**SUPPLIED DATA**:

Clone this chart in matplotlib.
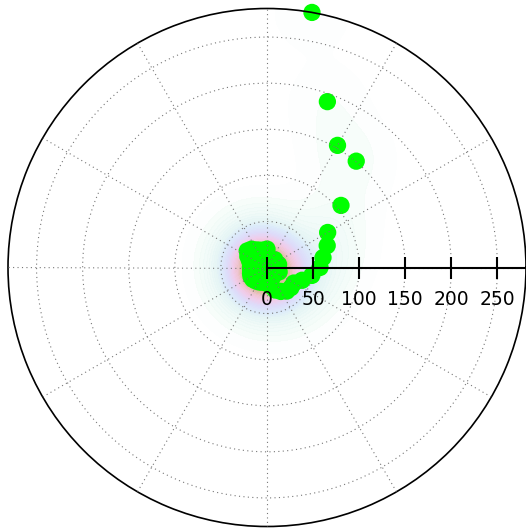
import numpy as np
import matplotlib.pyplot as plt
from matplotlib.colors import LinearSegmentedColormap

# angle (deg) and radius of each point
theta_deg = [0, 10, 20, 30, 40, 50, 60, 70, 80, 90, 100, 110,
             120, 130, 140, 150, 160, 170, 180, 190, 200, 210, 220, 230,
             240, 250, 260, 270, 280, 290, 300, 310, 320, 330, 340, 350]
radius = [57.5, 61.7, 69.5, 76, 104.8, 150.6, 153, 191.5, 281, 20, 19, 20,
          22, 26, 28, 24, 20, 18, 18, 18, 19, 20, 20, 19,
          18, 17, 16, 17, 20, 26, 30, 33.4, 34, 33.7, 40.5, 49.4]
# points hidden inside the central blob
inner_theta_deg = [0, 15, 45, 60, 90, 120, 135, 160, 180, 200, 225, 250, 270, 300, 315, 340]
inner_radius = [4, 13, 12, 8, 9, 14, 11, 10, 8, 12, 11, 9, 7, 12, 9, 14]
rticks = [0, 50, 100, 150, 200, 250]
rmax = 281

theta = np.deg2rad(theta_deg + inner_theta_deg)
r = np.array(radius + inner_radius)

plt.rcParams['axes.axisbelow'] = False

fig = plt.figure(figsize=(5.26, 5.28), dpi=100)
rect = [8 / 526, 1 / 528, 518 / 526, 519 / 528]
ax = fig.add_axes(rect, projection='polar')

# density shading (gaussian kde on the cartesian positions)
px, py = r * np.cos(theta), r * np.sin(theta)
tg, rg = np.meshgrid(np.linspace(0, 2 * np.pi, 361), np.linspace(0, rmax, 240))
gx, gy = rg * np.cos(tg), rg * np.sin(tg)
h = 27.0
z = np.zeros_like(gx)
for x0, y0 in zip(px, py):
    z += np.exp(-((gx - x0) ** 2 + (gy - y0) ** 2) / (2 * h * h))
z /= z.max()

cmap = LinearSegmentedColormap.from_list('kde', [
    (0.00, (1.0, 1.0, 1.0, 0.0)),
    (0.03, (0.95, 0.99, 0.97, 0.6)),
    (0.22, (0.90, 0.96, 0.96, 1.0)),
    (0.30, (0.86, 0.92, 0.98, 1.0)),
    (0.42, (0.87, 0.86, 0.98, 1.0)),
    (0.54, (0.94, 0.80, 0.92, 1.0)),
    (0.64, (0.94, 0.77, 0.82, 1.0)),
    (0.72, (0.87, 0.74, 0.64, 1.0)),
    (1.00, (0.82, 0.73, 0.58, 1.0)),
])
ax.contourf(tg, rg, z, levels=np.linspace(0.01, 1.0, 40), cmap=cmap, zorder=0.5)

ax.scatter(theta, r, s=155, c='#00ff00', edgecolors='none', zorder=1, clip_on=False)

ax.set_ylim(0, rmax)
ax.set_rticks(rticks[1:])
ax.set_thetagrids(range(0, 360, 30))
ax.set_xticklabels([])
ax.set_yticklabels([])
ax.grid(True, color='#777777', linestyle=(0, (1, 3)), linewidth=0.8)
ax.spines['polar'].set_linewidth(1.2)
ax.spines['polar'].set_color('black')

# radial axis drawn as a line with ticks along theta = 0
ax2 = fig.add_axes(rect)
ax2.set_xlim(-rmax, rmax)
ax2.set_ylim(-rmax, rmax)
ax2.set_aspect('equal')
ax2.patch.set_visible(False)
for s in ['top', 'left', 'right']:
    ax2.spines[s].set_visible(False)
ax2.spines['bottom'].set_position(('data', 0))
ax2.spines['bottom'].set_bounds(0, rmax)
ax2.spines['bottom'].set_linewidth(1.5)
ax2.set_xticks(rticks)
ax2.set_xticklabels([str(t) for t in rticks])
ax2.set_yticks([])
ax2.tick_params(axis='x', direction='inout', length=16, width=1.5, labelsize=13.5, pad=8)

fig.savefig('out.png', dpi=100)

**EXERCISE**:
Leave out the pictures and copy the rest of the material above exactly.

**ANSWER**:
Clone this chart in matplotlib.
import numpy as np
import matplotlib.pyplot as plt
from matplotlib.colors import LinearSegmentedColormap

# angle (deg) and radius of each point
theta_deg = [0, 10, 20, 30, 40, 50, 60, 70, 80, 90, 100, 110,
             120, 130, 140, 150, 160, 170, 180, 190, 200, 210, 220, 230,
             240, 250, 260, 270, 280, 290, 300, 310, 320, 330, 340, 350]
radius = [57.5, 61.7, 69.5, 76, 104.8, 150.6, 153, 191.5, 281, 20, 19, 20,
          22, 26, 28, 24, 20, 18, 18, 18, 19, 20, 20, 19,
          18, 17, 16, 17, 20, 26, 30, 33.4, 34, 33.7, 40.5, 49.4]
# points hidden inside the central blob
inner_theta_deg = [0, 15, 45, 60, 90, 120, 135, 160, 180, 200, 225, 250, 270, 300, 315, 340]
inner_radius = [4, 13, 12, 8, 9, 14, 11, 10, 8, 12, 11, 9, 7, 12, 9, 14]
rticks = [0, 50, 100, 150, 200, 250]
rmax = 281

theta = np.deg2rad(theta_deg + inner_theta_deg)
r = np.array(radius + inner_radius)

plt.rcParams['axes.axisbelow'] = False

fig = plt.figure(figsize=(5.26, 5.28), dpi=100)
rect = [8 / 526, 1 / 528, 518 / 526, 519 / 528]
ax = fig.add_axes(rect, projection='polar')

# density shading (gaussian kde on the cartesian positions)
px, py = r * np.cos(theta), r * np.sin(theta)
tg, rg = np.meshgrid(np.linspace(0, 2 * np.pi, 361), np.linspace(0, rmax, 240))
gx, gy = rg * np.cos(tg), rg * np.sin(tg)
h = 27.0
z = np.zeros_like(gx)
for x0, y0 in zip(px, py):
    z += np.exp(-((gx - x0) ** 2 + (gy - y0) ** 2) / (2 * h * h))
z /= z.max()

cmap = LinearSegmentedColormap.from_list('kde', [
    (0.00, (1.0, 1.0, 1.0, 0.0)),
    (0.03, (0.95, 0.99, 0.97, 0.6)),
    (0.22, (0.90, 0.96, 0.96, 1.0)),
    (0.30, (0.86, 0.92, 0.98, 1.0)),
    (0.42, (0.87, 0.86, 0.98, 1.0)),
    (0.54, (0.94, 0.80, 0.92, 1.0)),
    (0.64, (0.94, 0.77, 0.82, 1.0)),
    (0.72, (0.87, 0.74, 0.64, 1.0)),
    (1.00, (0.82, 0.73, 0.58, 1.0)),
])
ax.contourf(tg, rg, z, levels=np.linspace(0.01, 1.0, 40), cmap=cmap, zorder=0.5)

ax.scatter(theta, r, s=155, c='#00ff00', edgecolors='none', zorder=1, clip_on=False)

ax.set_ylim(0, rmax)
ax.set_rticks(rticks[1:])
ax.set_thetagrids(range(0, 360, 30))
ax.set_xticklabels([])
ax.set_yticklabels([])
ax.grid(True, color='#777777', linestyle=(0, (1, 3)), linewidth=0.8)
ax.spines['polar'].set_linewidth(1.2)
ax.spines['polar'].set_color('black')

# radial axis drawn as a line with ticks along theta = 0
ax2 = fig.add_axes(rect)
ax2.set_xlim(-rmax, rmax)
ax2.set_ylim(-rmax, rmax)
ax2.set_aspect('equal')
ax2.patch.set_visible(False)
for s in ['top', 'left', 'right']:
    ax2.spines[s].set_visible(False)
ax2.spines['bottom'].set_position(('data', 0))
ax2.spines['bottom'].set_bounds(0, rmax)
ax2.spines['bottom'].set_linewidth(1.5)
ax2.set_xticks(rticks)
ax2.set_xticklabels([str(t) for t in rticks])
ax2.set_yticks([])
ax2.tick_params(axis='x', direction='inout', length=16, width=1.5, labelsize=13.5, pad=8)

fig.savefig('out.png', dpi=100)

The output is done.